Trust and Estate: Blended Families - Estate Planning for Ex-Spouses, New Spouses, Children, and Stepchildren
April 21, 2013
By: Adam C. Kerlek Curtis B. Cassner
This article first appeared in the Naples Daily News, March 2013 Estate Planning Supplement
Second marriages are common in the United States, likely for two reasons: (1) over 50% of first marriages end in divorce, and a majority of those who go through divorce, remarry for a second, third, or fourth time, and (2) individuals are living much longer and outliving their spouses, leaving many widows and widowers with the opportunity to remarry.
With remarriage, comes the blending of assets and family, resulting in a new family unit. There is no “one size fits all” estate plan for a blended family; it requires a balancing of the needs of the new spouse and children of the current marriage, with the needs of the stepchildren, children of the prior marriage, and demands of the ex-spouse. Ideally, you want to provide for all of them (well, maybe the court forces you to provide for the ex-spouse). Expecting your blended family to “work it out for themselves” will cause stress and division amongst your blended family members after your death.
Children are often disinherited when the deceased spouse gives everything to the surviving spouse outright with an informal agreement that each spouse’s children are to be treated equally. If a deceased spouse directs all their assets to the surviving spouse (or assets are owned jointly), the surviving spouse can, and often does, forget their promise and redirect the assets to their own children. While it is honorable to rely on your spouse’s “understanding” and “promise”, it is wise to understand the surviving spouse has no legal obligation to leave assets to the first-to-die’s children at the second spouse’s passing.
Providing for Spouse and Children from Prior Marriage. Rather than leaving all your assets to your spouse outright, your estate plan can direct the assets to a trust for your surviving spouse’s benefit. Upon the surviving spouse’s death, the unused assets in the trust pass to the next beneficiary as specifically directed by you. To ensure the trust funds are used properly, name a corporate trustee to oversee distributions. Such an arrangement protects your surviving spouse from unforeseen creditors, as well as unforeseen suitors, and guarantees your children will receive an inheritance.
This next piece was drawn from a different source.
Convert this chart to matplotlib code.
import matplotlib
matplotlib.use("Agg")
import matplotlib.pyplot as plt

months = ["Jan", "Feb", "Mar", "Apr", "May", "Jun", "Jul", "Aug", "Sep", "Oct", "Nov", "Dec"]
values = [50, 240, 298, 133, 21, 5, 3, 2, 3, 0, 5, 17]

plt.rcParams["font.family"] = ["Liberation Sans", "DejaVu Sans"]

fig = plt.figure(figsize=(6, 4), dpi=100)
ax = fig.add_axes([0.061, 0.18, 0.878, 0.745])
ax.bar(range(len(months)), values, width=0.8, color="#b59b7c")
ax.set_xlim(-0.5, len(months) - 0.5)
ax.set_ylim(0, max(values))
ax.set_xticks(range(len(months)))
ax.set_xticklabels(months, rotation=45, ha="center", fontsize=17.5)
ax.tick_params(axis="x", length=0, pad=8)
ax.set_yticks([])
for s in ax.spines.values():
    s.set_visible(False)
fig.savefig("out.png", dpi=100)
A prenuptial, post-nuptial agreement, or a contract to make a will, can also provide protection to family members as to assets inherited by a surviving spouse.
Your Ex-Spouse. Just because you finalized your divorce, it does not mean your ex-spouse or their family is out of your estate plan. Only since July 1, 2012 has Florida had legislation clarifying that an ex-spouse named as a beneficiary on your life insurance policy, annuity, IRA, or 401(k) plan is void under Florida law. While many states now have laws automatically voiding gifts to ex-spouses via Will or Trust, there still remain unresolved issues that are not automatically addressed by statute. For example, if your estate plan provides for a gift to an ex-mother-in-law, or appoints an ex-brother-in-law as a fiduciary, you need to modify your estate plan in order to remove the provision. Also, gifts to minor children from a prior marriage will likely result in your ex-spouse having control over those assets as parent or guardian, unless directed otherwise in your estate plan.
Planning your estate can be tricky business, and the added complexity of a blended family only increases the considerations that must be taken. If you are remarried, consult with your attorney or financial planner to make sure your estate plan meets your goals of providing for your blended family.